Some days just focus on winter and death—
     no God
would argue with physics, not in the solstice
     month when
shorter days blink by, feed on memories—
     a father dead,
a feeder’s decay. Leaves make their own bed,
     and I lie in it.
Today the Goddess of December relies
     on these infant
     touch, as I
fondle dry veins of maple with fingertips,
      my own death
buried beneath me, and daydream how
     your whiskers
rubbed my cheek when I was young.



Post Contemporary Romanticism


Back forty years, canoeing the Buffalo River,
current swept me close to the left bank.
I ducked to avoid a branch, and spied
a hummingbird perched on her nest inches
from my head.

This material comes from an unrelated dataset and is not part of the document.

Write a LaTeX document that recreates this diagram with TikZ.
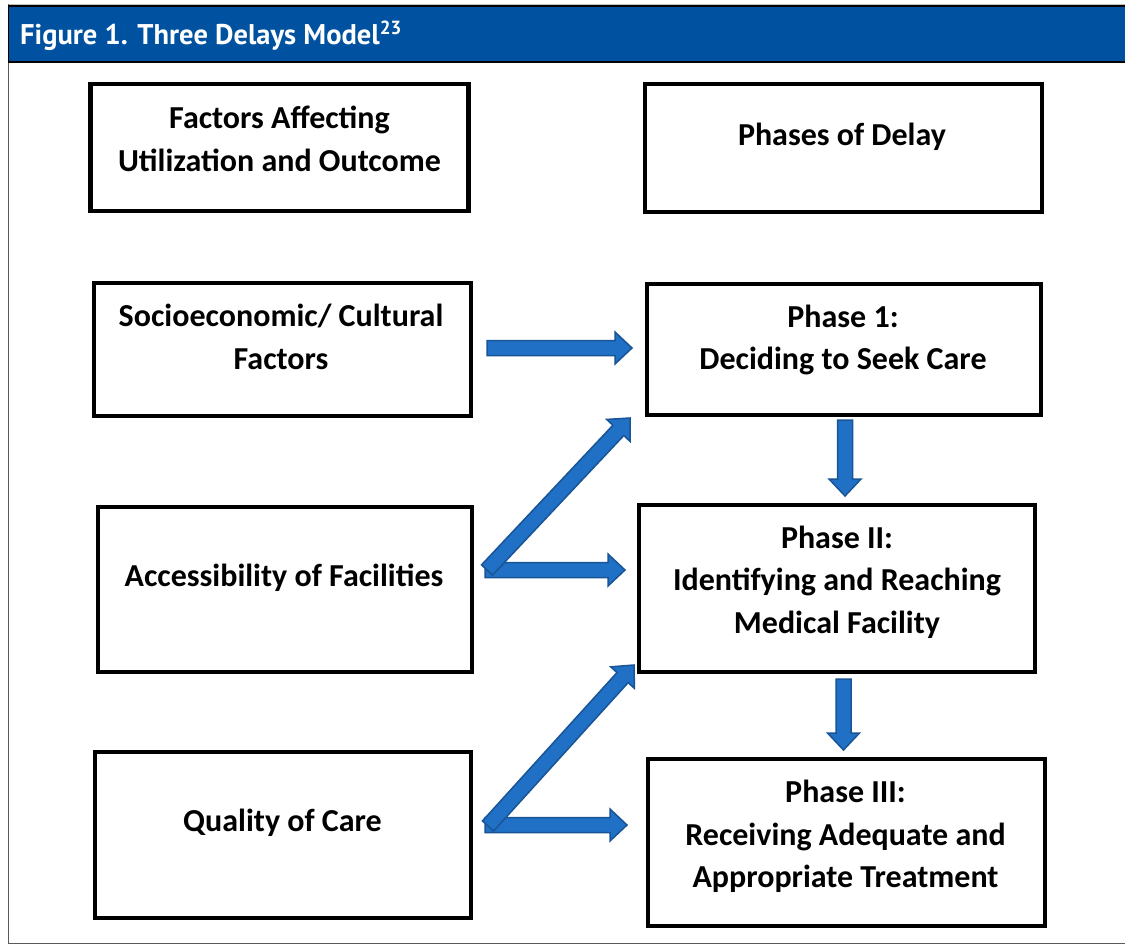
\documentclass[tikz,border=0pt]{standalone}
\usepackage{fontspec}
\setmainfont{Carlito}
\newfontfamily\hdrfont{PT Sans}
\usetikzlibrary{calc}
\definecolor{hdrblue}{RGB}{0,82,160}
\definecolor{arrfill}{RGB}{32,113,197}
\definecolor{arrdraw}{RGB}{24,84,150}
\definecolor{framegray}{RGB}{90,90,90}
\tikzset{
  boxnode/.style={draw=black, line width=4.5pt, outer sep=0pt, inner sep=0pt, rectangle},
  boxtext/.style={font=\bfseries\fontsize{32}{42.5}\selectfont, align=center, inner sep=0pt},
  arrowstyle/.style={fill=arrfill, draw=arrdraw, line width=1.5pt, line join=miter},
}
\newcommand{\blockarrow}[2]{%
  \coordinate (hb) at ($#2!17pt!#1$);
  \filldraw[arrowstyle] ($#1!7.5pt!90:#2$) -- ($(hb)!7.5pt!90:#2$) -- ($(hb)!16pt!90:#2$) -- #2 -- ($(hb)!16pt!-90:#2$) -- ($(hb)!7.5pt!-90:#2$) -- ($#1!7.5pt!-90:#2$) -- cycle;}
\begin{document}
\begin{tikzpicture}[x=1pt, y=-1pt]
\useasboundingbox (0,0) rectangle (1125,948);
\fill[white] (0,0) rectangle (1125,948);
% frame and header band
\draw[framegray, line width=1.5pt] (8.5,5) rectangle (1140,943.5);
\draw[black!25, line width=1pt] (8.5,4) -- (1140,4);
\filldraw[fill=hdrblue, draw=black, line width=1.5pt] (8.5,6) rectangle (1140,62);
\node[anchor=base west, text=white, inner sep=0pt, font={\hdrfont\bfseries\fontsize{28.5}{32}\selectfont}] (title) at (20,44) {Figure 1. Three Delays Model\raisebox{10pt}{\fontsize{19}{19}\selectfont 23}};
% boxes
\node[boxnode, minimum width=378pt, minimum height=127pt] (b1) at (279.5,147.5) {};
\node[boxnode, minimum width=397pt, minimum height=128pt] (b2) at (843.5,148) {};
\node[boxnode, minimum width=377pt, minimum height=133pt] (b3) at (282.5,349.5) {};
\node[boxnode, minimum width=394pt, minimum height=131pt] (b4) at (844,349.5) {};
\node[boxnode, minimum width=374pt, minimum height=165pt] (b5) at (285,589.5) {};
\node[boxnode, minimum width=396pt, minimum height=167pt] (b6) at (837,588.5) {};
\node[boxnode, minimum width=376pt, minimum height=166pt] (b7) at (283,835) {};
\node[boxnode, minimum width=397pt, minimum height=167pt] (b8) at (846.5,842.5) {};
% texts
\node[boxtext] (t1) at (279.5,139) {Factors Affecting\\Utilization and Outcome};
\node[boxtext] (t2) at (842,137) {Phases of Delay};
\node[boxtext] (t3) at (281,337) {Socioeconomic/ Cultural\\Factors};
\node[boxtext] (t4) at (843,340) {Phase 1:\\Deciding to Seek Care};
\node[boxtext] (t5) at (284,578) {Accessibility of Facilities};
\node[boxtext] (t6) at (837,582) {Phase II:\\Identifying and Reaching\\Medical Facility};
\node[boxtext] (t7) at (282.5,823) {Quality of Care};
\node[boxtext] (t8) at (845.5,836.5) {Phase III:\\Receiving Adequate and\\Appropriate Treatment};
% connector end points
\coordinate (aS) at ($(b3.east)+(16,-1.5)$);
\coordinate (aE) at ($(b4.west)+(-15,-1.5)$);
\coordinate (bS) at ($(b5.east)+(15,-19.5)$);
\coordinate (bE) at ($(b4.south west)+(-17,3)$);
\coordinate (cS) at ($(b5.east)+(13,-19.5)$);
\coordinate (cE) at ($(b6.west)+(-14,-18.5)$);
\coordinate (dS) at ($(b7.east)+(17,-9)$);
\coordinate (dE) at ($(b6.south west)+(-5,-7)$);
\coordinate (eS) at ($(b7.east)+(14,-10)$);
\coordinate (eE) at ($(b8.west)+(-21,-17.5)$);
\coordinate (fS) at ($(b4.south)+(1,5)$);
\coordinate (fE) at ($(b6.north)+(8,-9)$);
\coordinate (gS) at ($(b6.south)+(6.5,7)$);
\coordinate (gE) at ($(b8.north)+(-3,-9)$);
% block arrows
\blockarrow{(aS)}{(aE)}
\blockarrow{(cS)}{(cE)}
\blockarrow{(bS)}{(bE)}
\blockarrow{(eS)}{(eE)}
\blockarrow{(dS)}{(dE)}
\blockarrow{(fS)}{(fE)}
\blockarrow{(gS)}{(gE)}
\end{tikzpicture}
\end{document}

Amazed, I thought I would
never be blessed with such a moment again.
I was wrong.
                        On my bike ride
this morning—five bluebirds, a mink family,
a murder of crows badgering a barred owl,
and a migrating grebe fishing Sulfur Fork.
The grebe dove and swam holding its breath
seventy seconds—I stopped to count—
and thought about hundreds of years of its
ancestors feeding at the same stream
on their journeys.
                          In my writing class
a young girl fancies herself a poet like Keats.
I watch her compose, wording down the page.
She stops, shrugs shoulders, shakes head.
(Parts of her brain are talking; perhaps her
seat of emotions advises her frontal lobe.)
A light bulb turns on, she smiles and is
at it again with more intensity.
                           If you think
the Age of Miracles is past, or the title
of this poem seems an oxymoron—
pay attention—in this broken human world,
small miracles still emerge before us,
even amidst the quicksand of vanity,
all is vanity, even cynicism, even sorrow.



The Rules


The river speaks as lyrical and hopeful
as a mother explaining a rule to a child or
the lyrics of a song or the reason “no” is an
answer as “yes” is an answer—
              The flow of it is the river moving
around boulders, around willow and sycamore
roots that reach from the bank like witches’
fingers to grasp what floats just below the
surface of what a mother means to say—
               Like wind in fir trees, a language
made at the same instant by tree and wind—
one that must be made by both or it is silent—
mute the way a child knows silence, what
a mother means before she finishes and both
must be present or there would be no need
for speech—
               This is why stories explain the dead
who live in memory of mother speaking
to children about uncles, aunts and grandparents
who must be saved to instruct the hearts about
not forgetting  until the last child knows to speak
to her children about the characters and language
and song and food, always food, and rules made
for them, especially by the dead ones who must
live in other lives—
               Because river and wind in firs have
the need to be listened to like mothers, and can bear
messages a small child knows are important by
rhythm and sound even before she can speak—
               Why the poet must tell the reader about
her mother’s hands, her grandmother’s language,
her biscuits, her hate of waste because of the Great
Depression and all the wars, about the rules that will
help us learn to live until we die.



More Worser

                   Let the teachers teach English and I will teach baseball. There is a lot of people in the United States
                             who say isn’t, and they ain’t eating.—Dizzy Dean


In the clinic a fevered old man told a nurse
that he was more worser. It should have burned
my English teacher ears, but I was concerned
for the man’s health. He explained that he
had been at home sick, came to the clinic
the first time because he was worse and
returned today because he is more worser.
He certainly got his point across, one of
language’s major functions. His speech
might keep him out of law school and equate
him with a lower caste, but he is a farmer
on the ridge of Robertson County where
tire is often pronounced tar, and Hi are you
is one word—Hiryah. Once at a college reading
by poet, James Still, a student asked him
if he had known many illiterate people
in the mountains of Kentucky. Still told
the young man that he didn’t use the word
illiterate because it too often meant stupid,
and that some of the wisest people he knew
were unlettered. So today my neighbor is more
worser, and as a retired English teacher at the clinic
for a checkup, I’m more better than I thought.